WHAT IS REQUIRED — Write out the entire listing below exactly as it appears, minus any pictures.
*** SUPPLIED MATERIAL ***
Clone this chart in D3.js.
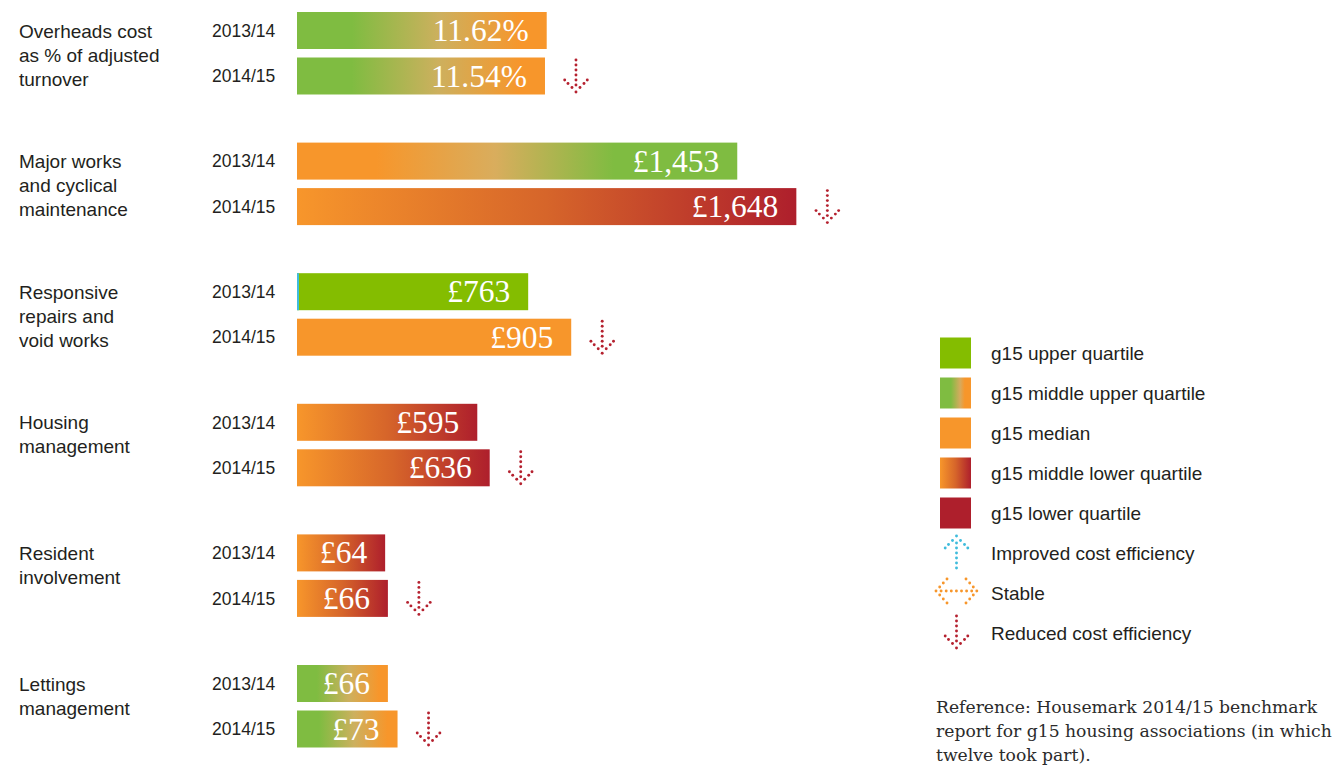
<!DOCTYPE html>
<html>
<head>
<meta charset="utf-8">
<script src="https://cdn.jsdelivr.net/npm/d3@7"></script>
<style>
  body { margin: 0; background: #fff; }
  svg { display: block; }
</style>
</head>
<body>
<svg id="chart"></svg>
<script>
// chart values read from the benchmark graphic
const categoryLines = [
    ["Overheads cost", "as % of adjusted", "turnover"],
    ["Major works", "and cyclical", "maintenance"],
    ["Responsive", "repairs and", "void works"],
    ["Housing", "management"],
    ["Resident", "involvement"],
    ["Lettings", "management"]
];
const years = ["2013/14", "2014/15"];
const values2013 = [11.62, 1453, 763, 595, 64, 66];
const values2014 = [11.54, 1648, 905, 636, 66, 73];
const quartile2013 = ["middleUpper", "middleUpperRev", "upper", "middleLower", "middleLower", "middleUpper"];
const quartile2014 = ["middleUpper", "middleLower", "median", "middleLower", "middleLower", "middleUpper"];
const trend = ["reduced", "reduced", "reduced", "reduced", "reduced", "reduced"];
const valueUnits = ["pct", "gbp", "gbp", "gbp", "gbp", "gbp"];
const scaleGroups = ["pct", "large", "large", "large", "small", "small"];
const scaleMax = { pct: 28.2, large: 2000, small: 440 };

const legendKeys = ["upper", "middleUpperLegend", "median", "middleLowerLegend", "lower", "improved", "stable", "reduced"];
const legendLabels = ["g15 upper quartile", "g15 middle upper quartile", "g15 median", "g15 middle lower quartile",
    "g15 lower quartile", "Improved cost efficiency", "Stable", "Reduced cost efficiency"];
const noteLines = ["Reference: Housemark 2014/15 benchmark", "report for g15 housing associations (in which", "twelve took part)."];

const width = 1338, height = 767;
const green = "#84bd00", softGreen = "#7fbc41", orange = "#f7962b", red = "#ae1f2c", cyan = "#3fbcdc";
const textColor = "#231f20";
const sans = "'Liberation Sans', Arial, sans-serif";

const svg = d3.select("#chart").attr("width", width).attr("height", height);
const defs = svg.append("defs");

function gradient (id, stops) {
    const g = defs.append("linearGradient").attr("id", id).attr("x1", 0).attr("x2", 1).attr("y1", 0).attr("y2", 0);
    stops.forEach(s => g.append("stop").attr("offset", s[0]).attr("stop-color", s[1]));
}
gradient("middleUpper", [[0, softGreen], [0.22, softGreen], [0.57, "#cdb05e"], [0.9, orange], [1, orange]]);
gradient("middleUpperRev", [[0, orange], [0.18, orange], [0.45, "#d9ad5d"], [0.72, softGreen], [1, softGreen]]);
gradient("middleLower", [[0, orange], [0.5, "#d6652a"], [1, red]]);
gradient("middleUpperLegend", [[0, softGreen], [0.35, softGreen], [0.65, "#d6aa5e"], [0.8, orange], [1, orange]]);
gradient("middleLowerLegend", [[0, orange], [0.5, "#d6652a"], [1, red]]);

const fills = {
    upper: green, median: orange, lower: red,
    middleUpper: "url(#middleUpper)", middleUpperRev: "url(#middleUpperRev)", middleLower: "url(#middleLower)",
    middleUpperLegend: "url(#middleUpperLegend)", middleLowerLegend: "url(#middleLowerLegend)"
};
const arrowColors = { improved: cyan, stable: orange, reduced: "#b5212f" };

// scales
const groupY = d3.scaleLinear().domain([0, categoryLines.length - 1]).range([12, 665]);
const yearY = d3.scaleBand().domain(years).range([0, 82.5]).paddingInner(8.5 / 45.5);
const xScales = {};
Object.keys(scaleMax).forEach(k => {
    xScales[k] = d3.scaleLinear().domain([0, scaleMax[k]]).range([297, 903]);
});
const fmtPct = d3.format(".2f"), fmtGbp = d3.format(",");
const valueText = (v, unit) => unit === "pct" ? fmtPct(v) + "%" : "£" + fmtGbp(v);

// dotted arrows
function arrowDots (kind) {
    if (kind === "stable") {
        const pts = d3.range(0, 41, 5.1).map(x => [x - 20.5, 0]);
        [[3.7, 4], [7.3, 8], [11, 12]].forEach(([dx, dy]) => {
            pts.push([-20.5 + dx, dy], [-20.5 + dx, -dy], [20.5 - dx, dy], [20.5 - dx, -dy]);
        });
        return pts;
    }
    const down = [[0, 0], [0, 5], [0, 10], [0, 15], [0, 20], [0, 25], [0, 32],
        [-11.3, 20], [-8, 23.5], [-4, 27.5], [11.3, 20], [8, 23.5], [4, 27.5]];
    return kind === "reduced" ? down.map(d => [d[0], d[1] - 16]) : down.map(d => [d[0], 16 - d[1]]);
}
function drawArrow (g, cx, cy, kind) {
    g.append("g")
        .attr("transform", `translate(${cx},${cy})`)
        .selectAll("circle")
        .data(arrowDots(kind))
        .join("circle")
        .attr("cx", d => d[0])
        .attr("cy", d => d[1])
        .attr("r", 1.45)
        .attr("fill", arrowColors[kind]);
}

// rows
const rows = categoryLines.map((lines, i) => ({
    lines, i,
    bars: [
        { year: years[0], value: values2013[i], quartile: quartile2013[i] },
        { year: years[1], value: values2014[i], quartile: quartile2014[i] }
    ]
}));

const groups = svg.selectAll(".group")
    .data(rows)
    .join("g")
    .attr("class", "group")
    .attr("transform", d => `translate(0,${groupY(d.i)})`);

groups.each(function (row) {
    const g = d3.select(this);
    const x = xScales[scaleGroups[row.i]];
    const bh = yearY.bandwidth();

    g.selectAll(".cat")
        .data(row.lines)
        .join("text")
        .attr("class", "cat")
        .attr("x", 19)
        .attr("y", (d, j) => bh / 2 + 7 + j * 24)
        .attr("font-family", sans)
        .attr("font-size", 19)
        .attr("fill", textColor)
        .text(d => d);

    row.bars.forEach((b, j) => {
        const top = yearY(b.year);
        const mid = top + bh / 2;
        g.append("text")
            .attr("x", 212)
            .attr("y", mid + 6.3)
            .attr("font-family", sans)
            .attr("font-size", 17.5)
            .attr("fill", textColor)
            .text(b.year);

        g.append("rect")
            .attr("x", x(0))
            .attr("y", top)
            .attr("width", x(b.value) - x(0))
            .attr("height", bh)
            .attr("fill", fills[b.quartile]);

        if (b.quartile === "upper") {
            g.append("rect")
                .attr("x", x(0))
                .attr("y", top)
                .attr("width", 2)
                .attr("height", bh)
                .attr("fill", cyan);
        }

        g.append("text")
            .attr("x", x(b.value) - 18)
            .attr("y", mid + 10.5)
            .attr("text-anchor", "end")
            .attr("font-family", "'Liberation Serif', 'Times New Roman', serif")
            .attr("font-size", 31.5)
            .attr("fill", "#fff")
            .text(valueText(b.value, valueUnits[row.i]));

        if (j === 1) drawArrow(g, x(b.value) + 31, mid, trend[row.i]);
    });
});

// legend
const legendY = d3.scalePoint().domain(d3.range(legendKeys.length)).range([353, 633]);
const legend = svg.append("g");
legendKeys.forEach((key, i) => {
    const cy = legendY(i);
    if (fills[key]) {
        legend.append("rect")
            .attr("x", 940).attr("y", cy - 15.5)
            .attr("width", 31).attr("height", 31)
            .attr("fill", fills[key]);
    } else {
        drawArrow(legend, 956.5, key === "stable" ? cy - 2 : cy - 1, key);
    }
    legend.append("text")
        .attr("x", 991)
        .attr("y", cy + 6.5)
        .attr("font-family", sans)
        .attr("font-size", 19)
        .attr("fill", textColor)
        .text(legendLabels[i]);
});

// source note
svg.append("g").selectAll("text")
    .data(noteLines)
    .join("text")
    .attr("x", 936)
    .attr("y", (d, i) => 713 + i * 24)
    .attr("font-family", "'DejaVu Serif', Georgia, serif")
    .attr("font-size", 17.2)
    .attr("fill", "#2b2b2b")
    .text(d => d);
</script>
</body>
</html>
***
ANSWER FOR THIS EXERCISE —
Clone this chart in D3.js.
<!DOCTYPE html>
<html>
<head>
<meta charset="utf-8">
<script src="https://cdn.jsdelivr.net/npm/d3@7"></script>
<style>
  body { margin: 0; background: #fff; }
  svg { display: block; }
</style>
</head>
<body>
<svg id="chart"></svg>
<script>
// chart values read from the benchmark graphic
const categoryLines = [
    ["Overheads cost", "as % of adjusted", "turnover"],
    ["Major works", "and cyclical", "maintenance"],
    ["Responsive", "repairs and", "void works"],
    ["Housing", "management"],
    ["Resident", "involvement"],
    ["Lettings", "management"]
];
const years = ["2013/14", "2014/15"];
const values2013 = [11.62, 1453, 763, 595, 64, 66];
const values2014 = [11.54, 1648, 905, 636, 66, 73];
const quartile2013 = ["middleUpper", "middleUpperRev", "upper", "middleLower", "middleLower", "middleUpper"];
const quartile2014 = ["middleUpper", "middleLower", "median", "middleLower", "middleLower", "middleUpper"];
const trend = ["reduced", "reduced", "reduced", "reduced", "reduced", "reduced"];
const valueUnits = ["pct", "gbp", "gbp", "gbp", "gbp", "gbp"];
const scaleGroups = ["pct", "large", "large", "large", "small", "small"];
const scaleMax = { pct: 28.2, large: 2000, small: 440 };

const legendKeys = ["upper", "middleUpperLegend", "median", "middleLowerLegend", "lower", "improved", "stable", "reduced"];
const legendLabels = ["g15 upper quartile", "g15 middle upper quartile", "g15 median", "g15 middle lower quartile",
    "g15 lower quartile", "Improved cost efficiency", "Stable", "Reduced cost efficiency"];
const noteLines = ["Reference: Housemark 2014/15 benchmark", "report for g15 housing associations (in which", "twelve took part)."];

const width = 1338, height = 767;
const green = "#84bd00", softGreen = "#7fbc41", orange = "#f7962b", red = "#ae1f2c", cyan = "#3fbcdc";
const textColor = "#231f20";
const sans = "'Liberation Sans', Arial, sans-serif";

const svg = d3.select("#chart").attr("width", width).attr("height", height);
const defs = svg.append("defs");

function gradient (id, stops) {
    const g = defs.append("linearGradient").attr("id", id).attr("x1", 0).attr("x2", 1).attr("y1", 0).attr("y2", 0);
    stops.forEach(s => g.append("stop").attr("offset", s[0]).attr("stop-color", s[1]));
}
gradient("middleUpper", [[0, softGreen], [0.22, softGreen], [0.57, "#cdb05e"], [0.9, orange], [1, orange]]);
gradient("middleUpperRev", [[0, orange], [0.18, orange], [0.45, "#d9ad5d"], [0.72, softGreen], [1, softGreen]]);
gradient("middleLower", [[0, orange], [0.5, "#d6652a"], [1, red]]);
gradient("middleUpperLegend", [[0, softGreen], [0.35, softGreen], [0.65, "#d6aa5e"], [0.8, orange], [1, orange]]);
gradient("middleLowerLegend", [[0, orange], [0.5, "#d6652a"], [1, red]]);

const fills = {
    upper: green, median: orange, lower: red,
    middleUpper: "url(#middleUpper)", middleUpperRev: "url(#middleUpperRev)", middleLower: "url(#middleLower)",
    middleUpperLegend: "url(#middleUpperLegend)", middleLowerLegend: "url(#middleLowerLegend)"
};
const arrowColors = { improved: cyan, stable: orange, reduced: "#b5212f" };

// scales
const groupY = d3.scaleLinear().domain([0, categoryLines.length - 1]).range([12, 665]);
const yearY = d3.scaleBand().domain(years).range([0, 82.5]).paddingInner(8.5 / 45.5);
const xScales = {};
Object.keys(scaleMax).forEach(k => {
    xScales[k] = d3.scaleLinear().domain([0, scaleMax[k]]).range([297, 903]);
});
const fmtPct = d3.format(".2f"), fmtGbp = d3.format(",");
const valueText = (v, unit) => unit === "pct" ? fmtPct(v) + "%" : "£" + fmtGbp(v);

// dotted arrows
function arrowDots (kind) {
    if (kind === "stable") {
        const pts = d3.range(0, 41, 5.1).map(x => [x - 20.5, 0]);
        [[3.7, 4], [7.3, 8], [11, 12]].forEach(([dx, dy]) => {
            pts.push([-20.5 + dx, dy], [-20.5 + dx, -dy], [20.5 - dx, dy], [20.5 - dx, -dy]);
        });
        return pts;
    }
    const down = [[0, 0], [0, 5], [0, 10], [0, 15], [0, 20], [0, 25], [0, 32],
        [-11.3, 20], [-8, 23.5], [-4, 27.5], [11.3, 20], [8, 23.5], [4, 27.5]];
    return kind === "reduced" ? down.map(d => [d[0], d[1] - 16]) : down.map(d => [d[0], 16 - d[1]]);
}
function drawArrow (g, cx, cy, kind) {
    g.append("g")
        .attr("transform", `translate(${cx},${cy})`)
        .selectAll("circle")
        .data(arrowDots(kind))
        .join("circle")
        .attr("cx", d => d[0])
        .attr("cy", d => d[1])
        .attr("r", 1.45)
        .attr("fill", arrowColors[kind]);
}

// rows
const rows = categoryLines.map((lines, i) => ({
    lines, i,
    bars: [
        { year: years[0], value: values2013[i], quartile: quartile2013[i] },
        { year: years[1], value: values2014[i], quartile: quartile2014[i] }
    ]
}));

const groups = svg.selectAll(".group")
    .data(rows)
    .join("g")
    .attr("class", "group")
    .attr("transform", d => `translate(0,${groupY(d.i)})`);

groups.each(function (row) {
    const g = d3.select(this);
    const x = xScales[scaleGroups[row.i]];
    const bh = yearY.bandwidth();

    g.selectAll(".cat")
        .data(row.lines)
        .join("text")
        .attr("class", "cat")
        .attr("x", 19)
        .attr("y", (d, j) => bh / 2 + 7 + j * 24)
        .attr("font-family", sans)
        .attr("font-size", 19)
        .attr("fill", textColor)
        .text(d => d);

    row.bars.forEach((b, j) => {
        const top = yearY(b.year);
        const mid = top + bh / 2;
        g.append("text")
            .attr("x", 212)
            .attr("y", mid + 6.3)
            .attr("font-family", sans)
            .attr("font-size", 17.5)
            .attr("fill", textColor)
            .text(b.year);

        g.append("rect")
            .attr("x", x(0))
            .attr("y", top)
            .attr("width", x(b.value) - x(0))
            .attr("height", bh)
            .attr("fill", fills[b.quartile]);

        if (b.quartile === "upper") {
            g.append("rect")
                .attr("x", x(0))
                .attr("y", top)
                .attr("width", 2)
                .attr("height", bh)
                .attr("fill", cyan);
        }

        g.append("text")
            .attr("x", x(b.value) - 18)
            .attr("y", mid + 10.5)
            .attr("text-anchor", "end")
            .attr("font-family", "'Liberation Serif', 'Times New Roman', serif")
            .attr("font-size", 31.5)
            .attr("fill", "#fff")
            .text(valueText(b.value, valueUnits[row.i]));

        if (j === 1) drawArrow(g, x(b.value) + 31, mid, trend[row.i]);
    });
});

// legend
const legendY = d3.scalePoint().domain(d3.range(legendKeys.length)).range([353, 633]);
const legend = svg.append("g");
legendKeys.forEach((key, i) => {
    const cy = legendY(i);
    if (fills[key]) {
        legend.append("rect")
            .attr("x", 940).attr("y", cy - 15.5)
            .attr("width", 31).attr("height", 31)
            .attr("fill", fills[key]);
    } else {
        drawArrow(legend, 956.5, key === "stable" ? cy - 2 : cy - 1, key);
    }
    legend.append("text")
        .attr("x", 991)
        .attr("y", cy + 6.5)
        .attr("font-family", sans)
        .attr("font-size", 19)
        .attr("fill", textColor)
        .text(legendLabels[i]);
});

// source note
svg.append("g").selectAll("text")
    .data(noteLines)
    .join("text")
    .attr("x", 936)
    .attr("y", (d, i) => 713 + i * 24)
    .attr("font-family", "'DejaVu Serif', Georgia, serif")
    .attr("font-size", 17.2)
    .attr("fill", "#2b2b2b")
    .text(d => d);
</script>
</body>
</html>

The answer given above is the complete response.